Ever since I started painting, I’ve consistently gone out and painted landscapes from observation. It is remained a through line through my artistic practice from my teen years to today.  While I don’t often exhibit my plein air work, I use that vocabulary and that methodology in my wholly fictional studio paintings in order to give them a sense of veracity, and an idiosyncratic, lived-in solidity. 


These paintings are clearly fictions, possessed of their own inner logic; a storybook logic, with a storybook’s sense of grandeur. In addition to the plein air DNA, they are also an amalgam of recollected memory (seen through the rose-tinted glasses of nostalgia), art historical research, and pure invention. Drawing inspiration from such disparate elements as Golden Age illustration, 8-bit video games, and comic book splash pages, I use unambiguous, hard-edged specificity to create an idealized and consciously artificial representation of the complexity of the natural world. 


In order to create more grandiose and heroic landscapes, I try to imbue them with certain sense of hyper-reality that makes them believable, but not realistic.. Most of that is accomplished by trying to push as much form into the painting as possible. The grass, rocks, and all compositional elements have more overt form that one would naturally see. A painting I often think about is Jan Lieven’s “Still Life of Books”(1629). It is just dripping with form and solidity- the pages of his books are as thick as lasagna pasta. While this overemphasis does not create an optically realistic depiction of a book, it results in the most solid looking books ever put to canvas. It’s more real than real. It’s better than real. 


Landscape is less of a objective depiction of reality than a physical manifestation of nostalgia. As pointed out by Kenneth Clark in his seminal book, Landscape into Art (1949), it wasn’t until people were sufficiently removed from actually living in nature that they were able to romanticize it into a place of peace and spiritual fulfillment.
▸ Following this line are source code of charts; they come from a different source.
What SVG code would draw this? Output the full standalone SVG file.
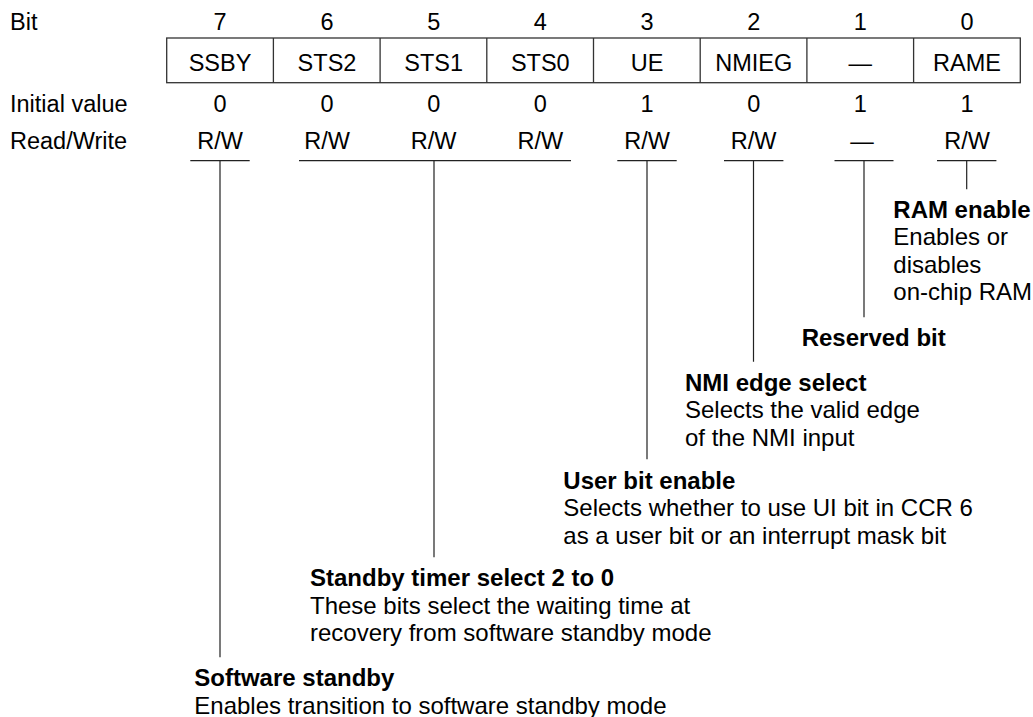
<svg xmlns="http://www.w3.org/2000/svg" width="1033" height="717" viewBox="0 0 1033 717">
<style>
text{font-family:"Liberation Sans",Arial,sans-serif;fill:#000}
.t{font-size:23.5px}
.c{font-size:23.5px;text-anchor:middle}
.h{font-size:24px;font-weight:bold}
.d{font-size:24px}
.ln{stroke:#222;stroke-width:1.2;fill:none}
.box{stroke:#333;stroke-width:1.3;fill:#fff}
</style>
<rect width="1033" height="717" fill="#fff"/>
<g id="row-labels">
<text class="t" x="10" y="29.5">Bit</text>
<text class="t" x="10" y="111.5">Initial value</text>
<text class="t" x="10" y="148.5">Read/Write</text>
</g>
<g id="register">
<rect class="box" x="166.7" y="38" width="853.6" height="44.7"/>
<path class="ln" d="M273.4 38V82.7M380.1 38V82.7M486.8 38V82.7M593.5 38V82.7M700.2 38V82.7M806.9 38V82.7M913.6 38V82.7" style="stroke:#333;stroke-width:1.3"/>
</g>
<g id="bit7"><text class="c" x="220" y="29.5">7</text><text class="c" x="220" y="70.7">SSBY</text><text class="c" x="220" y="111.5">0</text><text class="c" x="220" y="148.5">R/W</text></g>
<g id="bit6"><text class="c" x="327" y="29.5">6</text><text class="c" x="327" y="70.7">STS2</text><text class="c" x="327" y="111.5">0</text><text class="c" x="327" y="148.5">R/W</text></g>
<g id="bit5"><text class="c" x="433.7" y="29.5">5</text><text class="c" x="433.7" y="70.7">STS1</text><text class="c" x="433.7" y="111.5">0</text><text class="c" x="433.7" y="148.5">R/W</text></g>
<g id="bit4"><text class="c" x="540.3" y="29.5">4</text><text class="c" x="540.3" y="70.7">STS0</text><text class="c" x="540.3" y="111.5">0</text><text class="c" x="540.3" y="148.5">R/W</text></g>
<g id="bit3"><text class="c" x="647" y="29.5">3</text><text class="c" x="647" y="70.7">UE</text><text class="c" x="647" y="111.5">1</text><text class="c" x="647" y="148.5">R/W</text></g>
<g id="bit2"><text class="c" x="753.7" y="29.5">2</text><text class="c" x="753.7" y="70.7">NMIEG</text><text class="c" x="753.7" y="111.5">0</text><text class="c" x="753.7" y="148.5">R/W</text></g>
<g id="bit1"><text class="c" x="860.3" y="29.5">1</text><text class="c" x="860.3" y="70.7">—</text><text class="c" x="860.3" y="111.5">1</text><text class="c" x="862" y="148.5">—</text></g>
<g id="bit0"><text class="c" x="967" y="29.5">0</text><text class="c" x="967" y="70.7">RAME</text><text class="c" x="967" y="111.5">1</text><text class="c" x="967" y="148.5">R/W</text></g>
<g id="connectors">
<path class="ln" d="M190.3 160.7H249.7M220 160.7V657.3"/>
<path class="ln" d="M299 160.7H571M434 160.7V557.3"/>
<path class="ln" d="M617.3 160.7H676.7M647 160.7V459.3"/>
<path class="ln" d="M724 160.7H783.4M753.5 160.7V361.7"/>
<path class="ln" d="M834.5 160.7H893.5M864 160.7V317.3"/>
<path class="ln" d="M937 160.7H996.4M966.7 160.7V189.3"/>
</g>
<g id="note-rame">
<text class="h" x="893.3" y="217.5">RAM enable</text>
<text class="d" x="893.3" y="245">Enables or</text>
<text class="d" x="893.3" y="272.5">disables</text>
<text class="d" x="893.3" y="300">on-chip RAM</text>
</g>
<g id="note-reserved">
<text class="h" x="801.7" y="346">Reserved bit</text>
</g>
<g id="note-nmieg">
<text class="h" x="685" y="390.5">NMI edge select</text>
<text class="d" x="685" y="418">Selects the valid edge</text>
<text class="d" x="685" y="445.5">of the NMI input</text>
</g>
<g id="note-ue">
<text class="h" x="563.3" y="488.5">User bit enable</text>
<text class="d" x="563.3" y="516">Selects whether to use UI bit in CCR 6</text>
<text class="d" x="563.3" y="543.5">as a user bit or an interrupt mask bit</text>
</g>
<g id="note-sts">
<text class="h" x="310" y="586">Standby timer select 2 to 0</text>
<text class="d" x="310" y="613.5">These bits select the waiting time at</text>
<text class="d" x="310" y="641">recovery from software standby mode</text>
</g>
<g id="note-ssby">
<text class="h" x="194.3" y="686">Software standby</text>
<text class="d" x="194.3" y="713.5">Enables transition to software standby mode</text>
</g>
</svg>
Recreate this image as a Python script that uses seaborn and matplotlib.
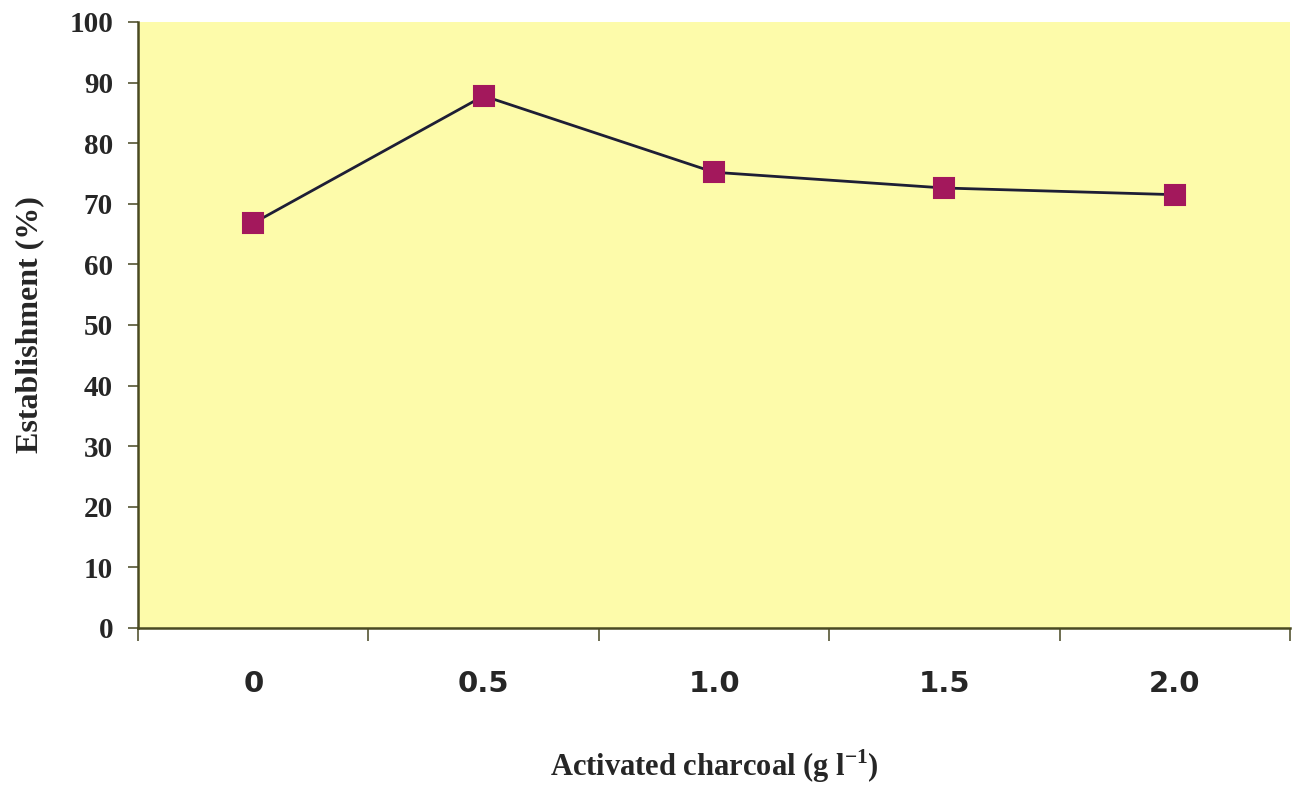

Much as the genre of landscape itself is based on an idealized fantasy, so too is nostalgia for one’s halcyon childhood days. I grew up on the coast of Maine, and a memory that always comes back to me was our family outings- to a child, piloting a barely seaworthy boat out to the rockbound islands in Frenchman’s Bay was a dangerous seafaring adventure to a new frontiers. We never knew adversity we would face, nor what treasures we were going to find. Those islands were magical, self-contained worlds where anything could happen- much like Painting itself. 


The artifice of Nostalgia and the search for the ideal, in both subject and execution, is the central thrust of my work. Though I strive for the transcendent, I believe my many years of plein air experience lends a lived-in veracity to these fantastic landscapes. These paintings depict unattainable utopias, evoking a sense of hope and yearning. They feel grounded, because they are based on a true story.